WRITTEN REQUEST — Leave out any pictures and transcribe all other data below exactly.
··········
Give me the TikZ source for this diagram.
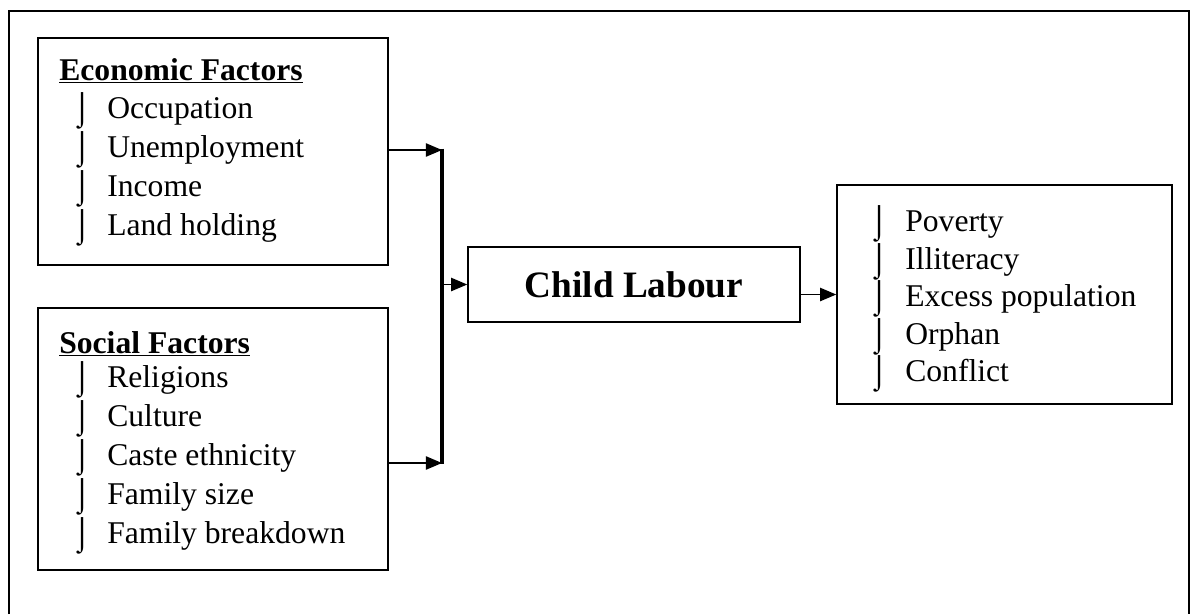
\documentclass[tikz,border=0pt]{standalone}
\usepackage{fontspec}
\setmainfont{Liberation Serif}
\usetikzlibrary{arrows.meta}
\newcommand{\itemmark}{⌡}
\tikzset{
  box/.style={draw, line width=1.1pt, inner sep=0pt},
  head/.style={anchor=base west, inner sep=0pt, font=\fontsize{22.5}{27}\selectfont\bfseries},
  entry/.style={anchor=base west, inner sep=0pt, font=\fontsize{22.5}{27}\selectfont},
  bulletmark/.style={anchor=base west, inner sep=0pt, font=\fontsize{23}{27}\selectfont},
  link/.style={line width=1pt, -{Triangle[length=11.5pt,width=9.5pt]}},
  spine/.style={line width=2.5pt}
}
\begin{document}
\begin{tikzpicture}[x=0.025cm, y=-0.025cm]
\useasboundingbox (0,0) rectangle (1191,614);
\draw[line width=1.8pt] (9,614) -- (9,11) -- (1189,11) -- (1189,614);
% boxes
\node(econ) at (213,151.5)[box, minimum width=350*0.025cm, minimum height=227*0.025cm] {};
\node(social) at (213,439)[box, minimum width=350*0.025cm, minimum height=262*0.025cm] {};
\node(child) at (634,284.5)[box, minimum width=332*0.025cm, minimum height=75*0.025cm,
  font=\fontsize{26.5}{30}\selectfont\bfseries] {Child Labour};
\node(causes) at (1004.5,294.5)[box, minimum width=335*0.025cm, minimum height=219*0.025cm] {};
% texts
\node(econhead) at (59,80)[head] {\underline{Economic Factors}};
\foreach \t [count=\i] in {Occupation, Unemployment, Income, Land holding} {
  \node(econm\i) at (72,80+39*\i)[bulletmark] {\itemmark};
  \node(econ\i) at (107,79+39*\i)[entry] {\t};
}
\node(socialhead) at (59,353)[head] {\underline{Social Factors}};
\foreach \t [count=\i] in {Religions, Culture, Caste ethnicity, Family size, Family breakdown} {
  \node(socialm\i) at (72,349+39*\i)[bulletmark] {\itemmark};
  \node(social\i) at (107,348+39*\i)[entry] {\t};
}
\foreach \t [count=\i] in {Poverty, Illiteracy, Excess population, Orphan, Conflict} {
  \node(causesm\i) at (869,195+37.5*\i)[bulletmark] {\itemmark};
  \node(causes\i) at (905,194+37.5*\i)[entry] {\t};
}
% connectors
\coordinate(jtop) at (442,150);
\coordinate(jbot) at (442,463);
\draw[link] (econ.east |- jtop) -- (jtop);
\draw[link] (social.east |- jbot) -- (jbot);
\draw[spine] ([yshift=1pt]jtop) -- ([yshift=-1pt]jbot);
\draw[link] (child.west -| jtop) -- (child.west);
\draw[link] (child.east |- causes.west) -- (causes.west);
\end{tikzpicture}
\end{document}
··········
THE SOLUTION —
Give me the TikZ source for this diagram.
\documentclass[tikz,border=0pt]{standalone}
\usepackage{fontspec}
\setmainfont{Liberation Serif}
\usetikzlibrary{arrows.meta}
\newcommand{\itemmark}{⌡}
\tikzset{
  box/.style={draw, line width=1.1pt, inner sep=0pt},
  head/.style={anchor=base west, inner sep=0pt, font=\fontsize{22.5}{27}\selectfont\bfseries},
  entry/.style={anchor=base west, inner sep=0pt, font=\fontsize{22.5}{27}\selectfont},
  bulletmark/.style={anchor=base west, inner sep=0pt, font=\fontsize{23}{27}\selectfont},
  link/.style={line width=1pt, -{Triangle[length=11.5pt,width=9.5pt]}},
  spine/.style={line width=2.5pt}
}
\begin{document}
\begin{tikzpicture}[x=0.025cm, y=-0.025cm]
\useasboundingbox (0,0) rectangle (1191,614);
\draw[line width=1.8pt] (9,614) -- (9,11) -- (1189,11) -- (1189,614);
% boxes
\node(econ) at (213,151.5)[box, minimum width=350*0.025cm, minimum height=227*0.025cm] {};
\node(social) at (213,439)[box, minimum width=350*0.025cm, minimum height=262*0.025cm] {};
\node(child) at (634,284.5)[box, minimum width=332*0.025cm, minimum height=75*0.025cm,
  font=\fontsize{26.5}{30}\selectfont\bfseries] {Child Labour};
\node(causes) at (1004.5,294.5)[box, minimum width=335*0.025cm, minimum height=219*0.025cm] {};
% texts
\node(econhead) at (59,80)[head] {\underline{Economic Factors}};
\foreach \t [count=\i] in {Occupation, Unemployment, Income, Land holding} {
  \node(econm\i) at (72,80+39*\i)[bulletmark] {\itemmark};
  \node(econ\i) at (107,79+39*\i)[entry] {\t};
}
\node(socialhead) at (59,353)[head] {\underline{Social Factors}};
\foreach \t [count=\i] in {Religions, Culture, Caste ethnicity, Family size, Family breakdown} {
  \node(socialm\i) at (72,349+39*\i)[bulletmark] {\itemmark};
  \node(social\i) at (107,348+39*\i)[entry] {\t};
}
\foreach \t [count=\i] in {Poverty, Illiteracy, Excess population, Orphan, Conflict} {
  \node(causesm\i) at (869,195+37.5*\i)[bulletmark] {\itemmark};
  \node(causes\i) at (905,194+37.5*\i)[entry] {\t};
}
% connectors
\coordinate(jtop) at (442,150);
\coordinate(jbot) at (442,463);
\draw[link] (econ.east |- jtop) -- (jtop);
\draw[link] (social.east |- jbot) -- (jbot);
\draw[spine] ([yshift=1pt]jtop) -- ([yshift=-1pt]jbot);
\draw[link] (child.west -| jtop) -- (child.west);
\draw[link] (child.east |- causes.west) -- (causes.west);
\end{tikzpicture}
\end{document}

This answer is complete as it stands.